By anticipating income and expenses, you can maintain a healthy cash flow essential for sustaining operations. Not just this, but it also enables proactive risk management, identifying and mitigating potential financial pitfalls. This foresight also fuels strategic planning, empowering you to make informed decisions about expansion and staffing. But the power of forecasting doesn’t stop there. By regularly comparing forecasts with actual results, you can continuously monitor their performance and adjust strategies as needed. I cannot stress this enough—it is a dynamic process that ensures agility and resilience in the face of changing market conditions.

Understanding different forecasts

In financial planning, entrepreneurs can use various forecasting tools to steer their businesses. I have three types of forecasts for your small business that will serve a specific purpose and offer insights into different financial aspects. Sales forecasts predict future revenue by analyzing past sales, market trends and customer behavior. These forecasts can be created by gathering historical sales data, conducting market research and considering factors like seasonality and economic trends.

Cash flow forecasts estimate cash coming in and going out over time to maintain enough money on hand. This type of cash flow forecasting is one of my favorites, as it is crucial to the success and sustainability of any business. Cash flow problems cause 82% of business failures in the United States, so it’s crucial to stay on top of your cash flow management to avoid financial trouble.

You can make these forecasts by predicting sales, noting fixed and flexible expenses, and considering factors like payment terms and loan repayments. Some modern payment solutions offer tools for cash flow forecasting that sync with accounting software, making the process easier for you and providing real-time insights into cash flow.

Expense forecasts predict future spending on overhead costs and employee wages. You can easily create these forecasts by looking at past expenses, planning for upcoming projects and considering potential changes in costs.

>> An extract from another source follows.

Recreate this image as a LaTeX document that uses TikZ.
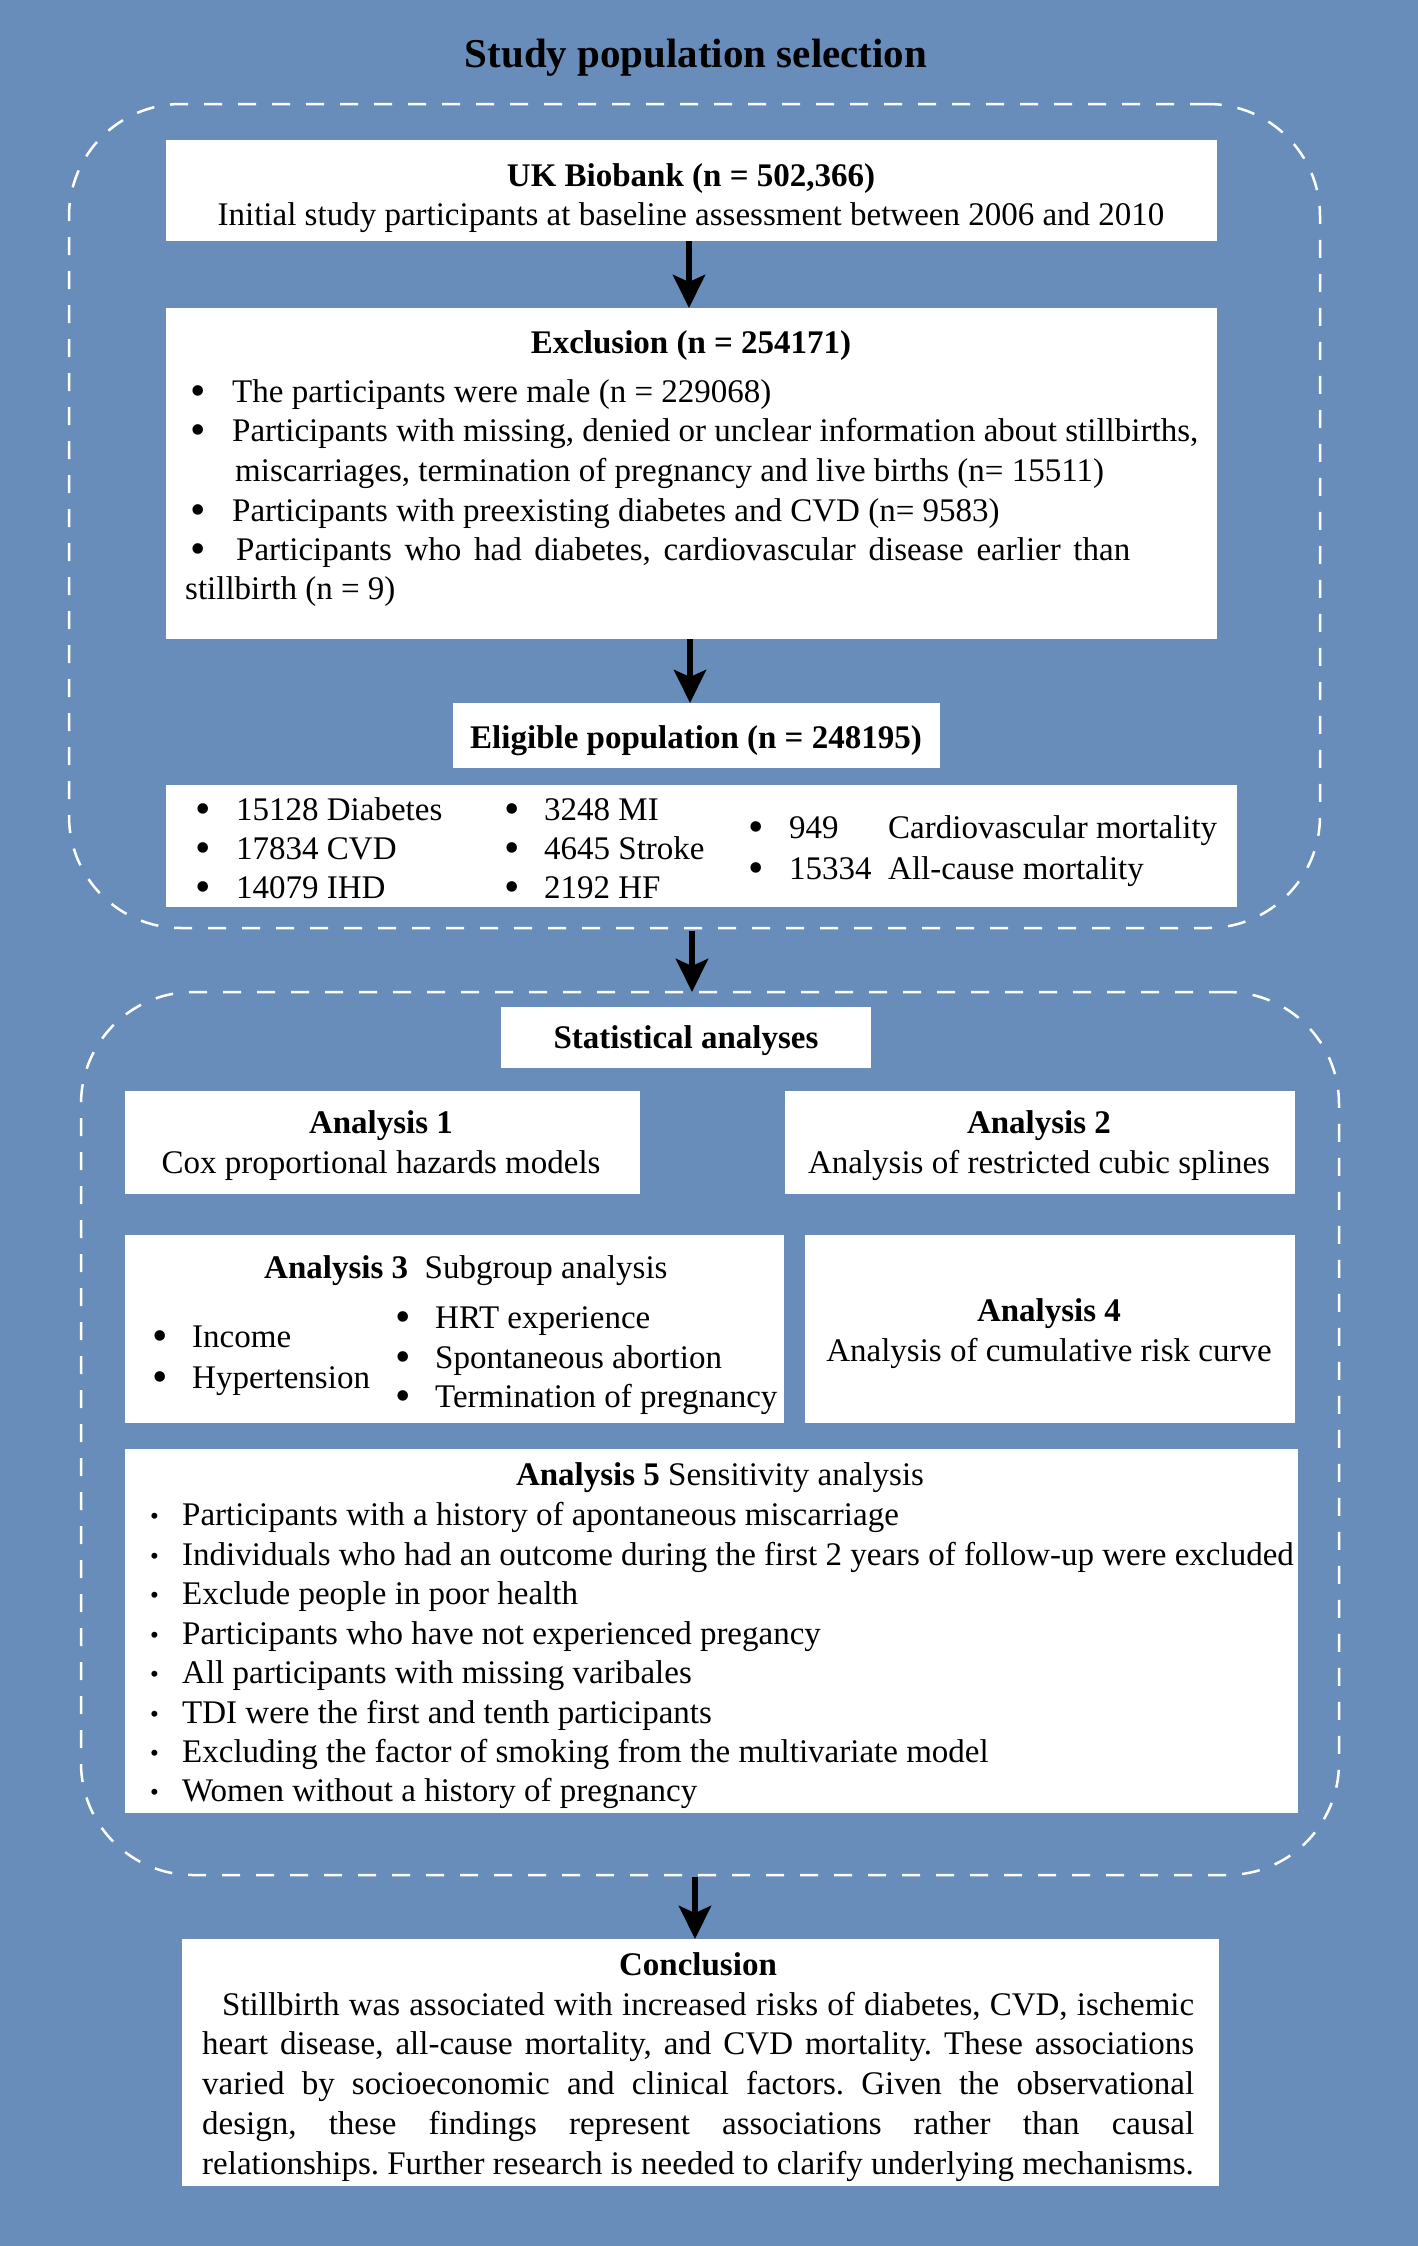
\documentclass[tikz,border=0pt]{standalone}
\usepackage{fontspec}
\setmainfont{Liberation Serif}
\usetikzlibrary{arrows.meta}
\definecolor{bg}{RGB}{104,141,187}
\frenchspacing
\newcommand\fsn{\fontsize{33}{40}\selectfont}
\newcommand\bigb{\smash{\raisebox{-3pt}{\fontsize{44}{44}\selectfont •}}}
\newcommand\bul{\makebox[42pt][l]{\bigb}}
\newcommand\bulb{\makebox[40pt][l]{\bigb}}
\newcommand\sbul{\makebox[32pt][l]{\smash{\raisebox{1pt}{\fontsize{25}{25}\selectfont •}}}}
\begin{document}
\begin{tikzpicture}[x=1pt,y=-1pt,
  wbox/.style={fill=white,draw=none,inner sep=0pt,outer sep=0pt,anchor=north west},
  dbox/.style={draw=white,line width=2.5pt,dash pattern=on 18pt off 16pt,rounded corners=112pt,inner sep=0pt,outer sep=0pt,anchor=north west},
  tl/.style={anchor=base west,inner sep=0pt,font=\fsn},
  tc/.style={anchor=base,inner sep=0pt,font=\fsn},
  arr/.style={line width=6pt,-{Stealth[length=33pt,width=32pt,inset=7pt]}}]
% background
\fill[bg] (0,0) rectangle (1418,2246);
\useasboundingbox (0,0) rectangle (1418,2246);

% title
\node[tc,font=\fontsize{41}{49}\selectfont\bfseries] (title) at (696,67) {Study population selection};

% dashed groups
\node[dbox,minimum width=1251pt,minimum height=824pt] (d1) at (69,104) {};
\node[dbox,minimum width=1258pt,minimum height=883pt] (d2) at (81,992) {};

% white boxes
\node[wbox,minimum width=1051pt,minimum height=101pt] (ukb) at (166,140) {};
\node[wbox,minimum width=1051pt,minimum height=331pt] (excl) at (166,308) {};
\node[wbox,minimum width=487pt,minimum height=65pt] (elig) at (453,703) {};
\node[wbox,minimum width=1071pt,minimum height=122pt] (outc) at (166,785) {};
\node[wbox,minimum width=370pt,minimum height=61pt] (stat) at (501,1007) {};
\node[wbox,minimum width=515pt,minimum height=103pt] (a1) at (125,1091) {};
\node[wbox,minimum width=510pt,minimum height=103pt] (a2) at (785,1091) {};
\node[wbox,minimum width=659pt,minimum height=188pt] (a3) at (125,1235) {};
\node[wbox,minimum width=490pt,minimum height=188pt] (a4) at (805,1235) {};
\node[wbox,minimum width=1173pt,minimum height=364pt] (a5) at (125,1449) {};
\node[wbox,minimum width=1037pt,minimum height=247pt] (concl) at (182,1939) {};

% arrows
\draw[arr] (689,241) coordinate (s1) -- (s1 |- excl.north);
\draw[arr] (690,639) coordinate (s2) -- (s2 |- elig.north);
\draw[arr] (692,931) coordinate (s3) -- (s3 |- d2.north);
\draw[arr] (695,1877) coordinate (s4) -- (s4 |- concl.north);

% UK Biobank
\node[tc,font=\fsn\bfseries] (ukbh) at (691,186) {UK Biobank (n = 502,366)};
\node[tc] (ukbt) at (691,225) {Initial study participants at baseline assessment between 2006 and 2010};

% Exclusion
\node[tc,font=\fsn\bfseries] (exh) at (691,353) {Exclusion (n = 254171)};
\node[tl] (ex1) at (190,402) {\bul The participants were male (n = 229068)};
\node[tl] (ex2) at (190,441) {\bul Participants with missing, denied or unclear information about stillbirths,};
\node[tl] (ex2b) at (235,481) {miscarriages, termination of pregnancy and live births (n= 15511)};
\node[tl] (ex3) at (190,521) {\bul Participants with preexisting diabetes and CVD (n= 9583)};
\node[tl] (ex4) at (190,560) {\makebox[46pt][l]{\bigb}\makebox[894pt][s]{Participants who had diabetes, cardiovascular disease earlier than}};
\node[tl] (ex4b) at (185,599) {stillbirth (n = 9)};

% Eligible
\node[tc,font=\fsn\bfseries] (elh) at (696,748) {Eligible population (n = 248195)};
\node[tl] (o1) at (195,820) {\makebox[41pt][l]{\bigb}15128 Diabetes};
\node[tl] (o2) at (195,859) {\makebox[41pt][l]{\bigb}17834 CVD};
\node[tl] (o3) at (195,898) {\makebox[41pt][l]{\bigb}14079 IHD};
\node[tl] (o4) at (504,820) {\makebox[40pt][l]{\bigb}3248 MI};
\node[tl] (o5) at (504,859) {\makebox[40pt][l]{\bigb}4645 Stroke};
\node[tl] (o6) at (504,898) {\makebox[40pt][l]{\bigb}2192 HF};
\node[tl] (o7) at (748,838) {\makebox[41pt][l]{\bigb}\makebox[99pt][l]{949}Cardiovascular mortality};
\node[tl] (o8) at (748,879) {\makebox[41pt][l]{\bigb}\makebox[99pt][l]{15334}All-cause mortality};

% Statistical analyses
\node[tc,font=\fsn\bfseries] (sth) at (686,1048) {Statistical analyses};
\node[tc,font=\fsn\bfseries] (a1h) at (381,1133) {Analysis 1};
\node[tc] (a1t) at (381,1173) {Cox proportional hazards models};
\node[tc,font=\fsn\bfseries] (a2h) at (1039,1133) {Analysis 2};
\node[tc] (a2t) at (1039,1173) {Analysis of restricted cubic splines};
\node[tl] (a3h) at (264,1278) {\textbf{Analysis 3}\ \ Subgroup analysis};
\node[tl] (a3a) at (152,1347) {\bulb Income};
\node[tl] (a3b) at (152,1388) {\bulb Hypertension};
\node[tl] (a3c) at (395,1328) {\bulb HRT experience};
\node[tl] (a3d) at (395,1368) {\bulb Spontaneous abortion};
\node[tl] (a3e) at (395,1407) {\bulb Termination of pregnancy};
\node[tc,font=\fsn\bfseries] (a4h) at (1049,1321) {Analysis 4};
\node[tc] (a4t) at (1049,1361) {Analysis of cumulative risk curve};

% Analysis 5
\node[tc] (a5h) at (720,1485) {\textbf{Analysis 5} Sensitivity analysis};
\node[tl] (a51) at (150,1525) {\sbul Participants with a history of apontaneous miscarriage};
\node[tl] (a52) at (150,1565) {\sbul Individuals who had an outcome during the first 2 years of follow-up were excluded};
\node[tl] (a53) at (150,1604) {\sbul Exclude people in poor health};
\node[tl] (a54) at (150,1644) {\sbul Participants who have not experienced pregancy};
\node[tl] (a55) at (150,1683) {\sbul All participants with missing varibales};
\node[tl] (a56) at (150,1723) {\sbul TDI were the first and tenth participants};
\node[tl] (a57) at (150,1762) {\sbul Excluding the factor of smoking from the multivariate model};
\node[tl] (a58) at (150,1801) {\sbul Women without a history of pregnancy};

% Conclusion
\node[tc,font=\fsn\bfseries] (ch) at (698,1975) {Conclusion};
\node[tl] (c1) at (222,2015) {\makebox[972pt][s]{Stillbirth was associated with increased risks of diabetes, CVD, ischemic}};
\node[tl] (c2) at (202,2054) {\makebox[992pt][s]{heart disease, all-cause mortality, and CVD mortality. These associations}};
\node[tl] (c3) at (202,2094) {\makebox[992pt][s]{varied by socioeconomic and clinical factors. Given the observational}};
\node[tl] (c4) at (202,2134) {\makebox[992pt][s]{design, these findings represent associations rather than causal}};
\node[tl] (c5) at (202,2174) {relationships. Further research is needed to clarify underlying mechanisms.};
\end{tikzpicture}
\end{document}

Profit and loss forecasts evaluate financial health by estimating revenue, expenses and net income. To create these forecasts, analyze historical financial statements, estimate your future revenues and expenses, and adjust for changes in the business environment. Understanding how to create and interpret these forecasts is essential for developing a robust financial strategy and making informed decisions about the business’s future.

Strategies For Effective Financial Planning

When it comes to effective financial planning, I believe a close examination of your business’s past financial performance is essential. This is a must-do step for me. Reviewing your sales, expenses and profits from previous periods provides valuable insights into your business’s trends and patterns. This retrospective analysis lays the groundwork for making informed decisions and accurate predictions about your future finances.

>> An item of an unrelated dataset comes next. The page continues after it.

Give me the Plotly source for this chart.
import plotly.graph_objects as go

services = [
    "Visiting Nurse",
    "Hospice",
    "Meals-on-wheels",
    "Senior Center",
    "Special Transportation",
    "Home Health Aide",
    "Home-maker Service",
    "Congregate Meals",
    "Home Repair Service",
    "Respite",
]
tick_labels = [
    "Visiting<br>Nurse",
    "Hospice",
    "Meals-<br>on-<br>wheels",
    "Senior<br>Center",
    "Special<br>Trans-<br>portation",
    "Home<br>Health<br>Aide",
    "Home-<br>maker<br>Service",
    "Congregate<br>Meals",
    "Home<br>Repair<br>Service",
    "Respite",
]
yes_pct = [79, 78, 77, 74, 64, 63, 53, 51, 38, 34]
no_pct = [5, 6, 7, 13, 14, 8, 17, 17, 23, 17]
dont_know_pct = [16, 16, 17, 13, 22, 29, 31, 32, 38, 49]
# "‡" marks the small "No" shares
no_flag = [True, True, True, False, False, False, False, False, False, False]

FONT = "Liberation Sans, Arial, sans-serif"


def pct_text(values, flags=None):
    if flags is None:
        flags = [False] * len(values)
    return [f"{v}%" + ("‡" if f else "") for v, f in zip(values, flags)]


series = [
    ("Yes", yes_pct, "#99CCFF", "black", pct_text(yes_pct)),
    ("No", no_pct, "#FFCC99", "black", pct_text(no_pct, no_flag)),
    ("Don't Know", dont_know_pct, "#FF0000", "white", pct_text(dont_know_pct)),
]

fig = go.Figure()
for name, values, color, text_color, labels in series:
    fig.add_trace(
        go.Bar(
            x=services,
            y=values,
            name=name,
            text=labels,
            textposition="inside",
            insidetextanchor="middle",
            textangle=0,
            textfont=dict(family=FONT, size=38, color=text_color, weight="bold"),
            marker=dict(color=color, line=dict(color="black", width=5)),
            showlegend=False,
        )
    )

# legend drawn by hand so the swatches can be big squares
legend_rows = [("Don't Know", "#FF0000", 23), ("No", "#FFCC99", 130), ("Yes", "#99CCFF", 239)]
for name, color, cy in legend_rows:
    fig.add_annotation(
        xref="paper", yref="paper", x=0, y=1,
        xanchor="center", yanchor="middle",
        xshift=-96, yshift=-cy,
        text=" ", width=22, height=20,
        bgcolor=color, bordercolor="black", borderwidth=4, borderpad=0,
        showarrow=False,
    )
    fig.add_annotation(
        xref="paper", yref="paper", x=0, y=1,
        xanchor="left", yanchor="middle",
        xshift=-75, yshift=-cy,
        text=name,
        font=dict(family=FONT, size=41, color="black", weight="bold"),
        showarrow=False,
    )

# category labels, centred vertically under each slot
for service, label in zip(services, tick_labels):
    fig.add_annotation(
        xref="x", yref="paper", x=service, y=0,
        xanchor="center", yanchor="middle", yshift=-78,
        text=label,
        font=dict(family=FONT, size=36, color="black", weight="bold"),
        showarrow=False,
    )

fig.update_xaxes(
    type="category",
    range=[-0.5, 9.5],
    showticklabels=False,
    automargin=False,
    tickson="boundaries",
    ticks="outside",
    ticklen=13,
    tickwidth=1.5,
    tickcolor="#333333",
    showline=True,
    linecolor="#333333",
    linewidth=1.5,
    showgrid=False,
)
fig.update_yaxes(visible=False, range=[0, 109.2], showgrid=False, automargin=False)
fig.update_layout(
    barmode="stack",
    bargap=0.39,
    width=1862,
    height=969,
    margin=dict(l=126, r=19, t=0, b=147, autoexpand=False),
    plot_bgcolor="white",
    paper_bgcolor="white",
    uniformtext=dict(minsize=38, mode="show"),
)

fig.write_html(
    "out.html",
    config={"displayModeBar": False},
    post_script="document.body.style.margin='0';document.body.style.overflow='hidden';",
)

From my experience, while it’s important to plan for the short term, it’s equally crucial to think ahead for the long term. When forecasting your finances, consider projecting your financial trajectory over an extended period, such as months or even years. By doing so, you can anticipate potential shifts in the market, identify growth opportunities and prepare for any challenges that may arise along the way.

In your financial forecasting process, it’s essential to consider both the best and worst-case scenarios. Envisioning the best possible outcomes helps you set ambitious yet achievable goals and objectives. However, it’s equally important to prepare for the worst by considering potential setbacks or downturns in sales. This balanced approach allows you to develop resilient strategies that can withstand various market conditions.

Understanding your expenses is key. Take the time to list out all your anticipated costs, including overhead expenses, employee salaries, inventory costs, marketing expenses and any other expenditures relevant to your business operations. This detailed breakdown helps you budget more effectively and ensures that you have a clear understanding of where your money is being allocated.

Along with your planned expenses, it’s important to prepare for unexpected costs that may arise. These could include emergency repairs, legal fees or other unforeseen expenses that could impact your bottom line. By building a buffer for unexpected expenses into your financial forecasts, you can better protect your business’s financial health and stability.

Lastly, remember to regularly review and update your financial forecasts. Market conditions and business circumstances can change rapidly, so it’s essential to revisit your forecasts regularly to ensure they remain accurate and relevant. By staying adaptable and responsive to changes in the business environment, you can make more informed decisions and take your business toward long-term success.